GIVEN RECORDS start

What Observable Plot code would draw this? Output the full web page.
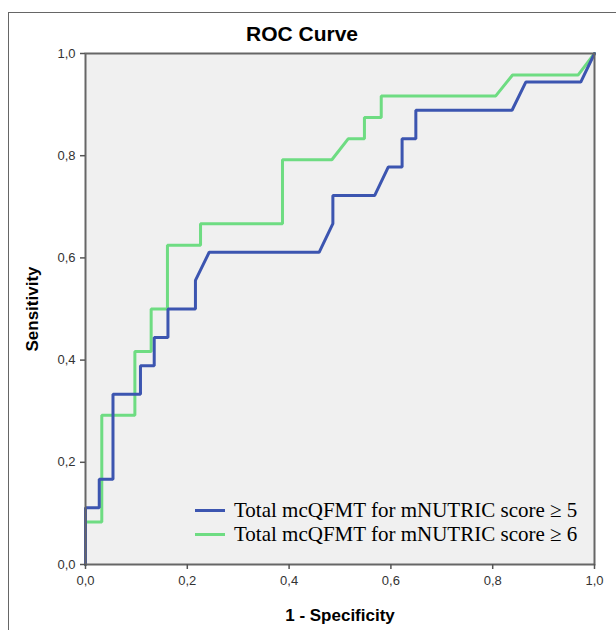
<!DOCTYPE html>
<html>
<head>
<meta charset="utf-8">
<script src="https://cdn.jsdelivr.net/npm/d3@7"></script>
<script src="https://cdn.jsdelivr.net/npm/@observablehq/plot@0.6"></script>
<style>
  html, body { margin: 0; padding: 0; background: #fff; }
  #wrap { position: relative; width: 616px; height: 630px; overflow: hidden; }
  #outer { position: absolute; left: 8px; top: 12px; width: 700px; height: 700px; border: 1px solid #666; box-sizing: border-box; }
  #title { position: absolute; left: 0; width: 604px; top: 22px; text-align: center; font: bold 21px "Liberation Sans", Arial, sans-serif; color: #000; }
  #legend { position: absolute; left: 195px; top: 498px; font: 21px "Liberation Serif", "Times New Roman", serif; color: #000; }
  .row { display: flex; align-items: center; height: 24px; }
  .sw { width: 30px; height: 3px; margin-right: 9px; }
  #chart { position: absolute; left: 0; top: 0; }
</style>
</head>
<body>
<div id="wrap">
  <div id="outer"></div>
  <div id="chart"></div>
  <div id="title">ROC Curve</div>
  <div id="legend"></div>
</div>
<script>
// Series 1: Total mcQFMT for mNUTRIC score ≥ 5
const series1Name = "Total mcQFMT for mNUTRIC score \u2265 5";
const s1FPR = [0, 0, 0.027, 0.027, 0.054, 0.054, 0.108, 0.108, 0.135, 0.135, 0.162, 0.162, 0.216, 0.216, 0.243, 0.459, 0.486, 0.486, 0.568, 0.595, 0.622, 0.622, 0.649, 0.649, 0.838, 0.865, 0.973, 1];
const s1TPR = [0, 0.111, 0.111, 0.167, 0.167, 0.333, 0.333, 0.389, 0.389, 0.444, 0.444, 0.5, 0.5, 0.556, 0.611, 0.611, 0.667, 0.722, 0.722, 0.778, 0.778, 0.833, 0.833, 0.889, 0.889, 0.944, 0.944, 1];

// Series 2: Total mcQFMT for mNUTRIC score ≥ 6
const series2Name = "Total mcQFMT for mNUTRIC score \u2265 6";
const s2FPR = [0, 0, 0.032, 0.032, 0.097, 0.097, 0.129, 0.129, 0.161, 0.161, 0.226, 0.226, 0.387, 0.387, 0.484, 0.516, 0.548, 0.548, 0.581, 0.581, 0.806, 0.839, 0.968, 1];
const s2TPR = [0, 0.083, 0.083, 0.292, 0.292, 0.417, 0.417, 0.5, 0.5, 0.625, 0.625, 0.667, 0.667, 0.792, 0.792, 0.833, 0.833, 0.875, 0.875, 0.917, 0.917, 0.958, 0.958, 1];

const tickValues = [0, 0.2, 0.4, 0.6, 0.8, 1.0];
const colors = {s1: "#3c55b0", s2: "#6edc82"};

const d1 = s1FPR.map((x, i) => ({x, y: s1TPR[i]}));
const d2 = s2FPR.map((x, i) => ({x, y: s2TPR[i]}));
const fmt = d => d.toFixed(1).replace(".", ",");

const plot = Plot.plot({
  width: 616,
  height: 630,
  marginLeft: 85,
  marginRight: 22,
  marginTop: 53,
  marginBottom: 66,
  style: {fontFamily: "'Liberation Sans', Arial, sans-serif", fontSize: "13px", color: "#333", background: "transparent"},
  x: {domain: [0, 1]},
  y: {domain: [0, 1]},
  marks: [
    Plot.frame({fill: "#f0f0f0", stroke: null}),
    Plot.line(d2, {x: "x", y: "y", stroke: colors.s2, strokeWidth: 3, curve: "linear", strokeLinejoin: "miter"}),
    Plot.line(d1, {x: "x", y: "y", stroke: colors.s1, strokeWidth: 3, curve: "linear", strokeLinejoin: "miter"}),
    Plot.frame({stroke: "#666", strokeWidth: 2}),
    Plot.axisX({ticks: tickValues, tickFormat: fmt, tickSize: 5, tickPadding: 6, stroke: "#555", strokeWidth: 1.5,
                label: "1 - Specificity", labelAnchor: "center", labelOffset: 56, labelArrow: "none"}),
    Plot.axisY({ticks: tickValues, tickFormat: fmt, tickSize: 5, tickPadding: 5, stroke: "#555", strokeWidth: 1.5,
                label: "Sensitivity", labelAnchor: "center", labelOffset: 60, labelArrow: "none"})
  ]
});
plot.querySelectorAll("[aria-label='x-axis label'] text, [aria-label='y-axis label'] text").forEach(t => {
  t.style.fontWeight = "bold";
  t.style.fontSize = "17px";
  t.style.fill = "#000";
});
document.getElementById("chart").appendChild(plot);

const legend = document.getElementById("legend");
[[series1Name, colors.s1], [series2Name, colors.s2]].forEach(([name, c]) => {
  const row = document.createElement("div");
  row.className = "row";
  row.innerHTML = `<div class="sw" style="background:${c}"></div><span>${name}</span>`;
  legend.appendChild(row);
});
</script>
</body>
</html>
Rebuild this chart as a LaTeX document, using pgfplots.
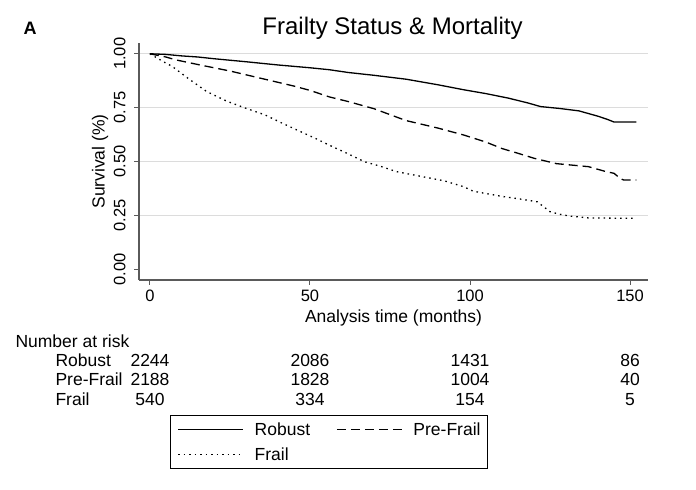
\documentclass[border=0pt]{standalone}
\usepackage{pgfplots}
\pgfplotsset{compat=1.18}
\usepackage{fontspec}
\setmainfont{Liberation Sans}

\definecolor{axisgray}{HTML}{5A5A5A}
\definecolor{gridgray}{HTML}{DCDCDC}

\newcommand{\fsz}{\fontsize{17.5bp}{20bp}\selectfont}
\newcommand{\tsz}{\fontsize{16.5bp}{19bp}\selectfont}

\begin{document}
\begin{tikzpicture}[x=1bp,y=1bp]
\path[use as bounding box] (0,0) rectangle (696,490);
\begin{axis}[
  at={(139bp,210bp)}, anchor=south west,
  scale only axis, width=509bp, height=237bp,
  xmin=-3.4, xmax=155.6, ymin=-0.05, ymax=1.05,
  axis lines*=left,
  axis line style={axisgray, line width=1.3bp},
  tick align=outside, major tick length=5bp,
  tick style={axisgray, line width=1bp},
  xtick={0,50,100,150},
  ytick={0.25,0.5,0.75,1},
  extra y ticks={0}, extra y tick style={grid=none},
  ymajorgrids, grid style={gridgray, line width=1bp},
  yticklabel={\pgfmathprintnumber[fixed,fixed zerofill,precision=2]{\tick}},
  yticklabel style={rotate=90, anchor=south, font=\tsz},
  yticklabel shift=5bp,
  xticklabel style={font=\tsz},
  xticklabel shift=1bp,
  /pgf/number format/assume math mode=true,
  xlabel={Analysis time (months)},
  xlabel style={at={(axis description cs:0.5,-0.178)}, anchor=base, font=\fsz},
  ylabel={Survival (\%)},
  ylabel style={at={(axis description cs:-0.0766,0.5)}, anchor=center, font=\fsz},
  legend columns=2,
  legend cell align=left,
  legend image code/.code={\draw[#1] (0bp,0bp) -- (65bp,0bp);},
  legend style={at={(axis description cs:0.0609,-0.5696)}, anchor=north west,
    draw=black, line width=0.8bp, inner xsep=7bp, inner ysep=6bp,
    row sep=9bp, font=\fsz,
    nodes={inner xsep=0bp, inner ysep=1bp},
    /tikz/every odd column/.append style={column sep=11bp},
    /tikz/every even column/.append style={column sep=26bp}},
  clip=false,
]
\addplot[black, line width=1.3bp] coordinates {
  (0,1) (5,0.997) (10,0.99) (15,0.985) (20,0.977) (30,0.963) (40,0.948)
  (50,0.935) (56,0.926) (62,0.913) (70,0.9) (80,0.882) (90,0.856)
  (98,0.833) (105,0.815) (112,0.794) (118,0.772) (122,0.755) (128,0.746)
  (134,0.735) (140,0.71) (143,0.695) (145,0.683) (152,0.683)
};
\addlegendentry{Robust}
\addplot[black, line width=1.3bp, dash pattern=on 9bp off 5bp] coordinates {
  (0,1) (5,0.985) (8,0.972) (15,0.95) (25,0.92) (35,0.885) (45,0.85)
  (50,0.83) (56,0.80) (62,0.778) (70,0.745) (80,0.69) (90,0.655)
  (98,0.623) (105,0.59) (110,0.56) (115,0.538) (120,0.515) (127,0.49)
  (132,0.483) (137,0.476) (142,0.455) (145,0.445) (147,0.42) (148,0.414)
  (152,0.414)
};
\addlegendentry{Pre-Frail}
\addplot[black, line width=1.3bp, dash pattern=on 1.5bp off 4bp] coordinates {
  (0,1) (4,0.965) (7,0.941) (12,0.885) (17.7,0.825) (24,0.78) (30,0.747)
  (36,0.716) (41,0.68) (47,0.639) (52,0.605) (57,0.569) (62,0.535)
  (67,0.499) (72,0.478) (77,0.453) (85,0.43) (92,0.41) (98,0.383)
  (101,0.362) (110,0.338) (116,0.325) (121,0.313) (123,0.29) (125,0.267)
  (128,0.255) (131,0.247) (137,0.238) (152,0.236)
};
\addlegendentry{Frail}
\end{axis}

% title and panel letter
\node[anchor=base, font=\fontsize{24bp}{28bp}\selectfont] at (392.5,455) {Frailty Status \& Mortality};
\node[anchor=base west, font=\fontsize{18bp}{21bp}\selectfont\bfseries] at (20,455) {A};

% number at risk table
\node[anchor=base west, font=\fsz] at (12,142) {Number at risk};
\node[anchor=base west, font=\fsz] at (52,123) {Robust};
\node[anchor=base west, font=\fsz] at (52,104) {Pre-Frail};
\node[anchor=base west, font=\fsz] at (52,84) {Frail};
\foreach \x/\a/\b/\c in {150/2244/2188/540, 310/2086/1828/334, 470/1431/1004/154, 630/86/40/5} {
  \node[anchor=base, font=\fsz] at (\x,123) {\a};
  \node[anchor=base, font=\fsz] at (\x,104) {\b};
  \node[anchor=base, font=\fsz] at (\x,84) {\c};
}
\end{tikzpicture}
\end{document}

GIVEN RECORDS end

Extract each line holding the string "chart".

◆ **EXERCISE RESULT**:
  #chart { position: absolute; left: 0; top: 0; }
  <div id="chart"></div>
document.getElementById("chart").appendChild(plot);
Rebuild this chart as a LaTeX document, using pgfplots.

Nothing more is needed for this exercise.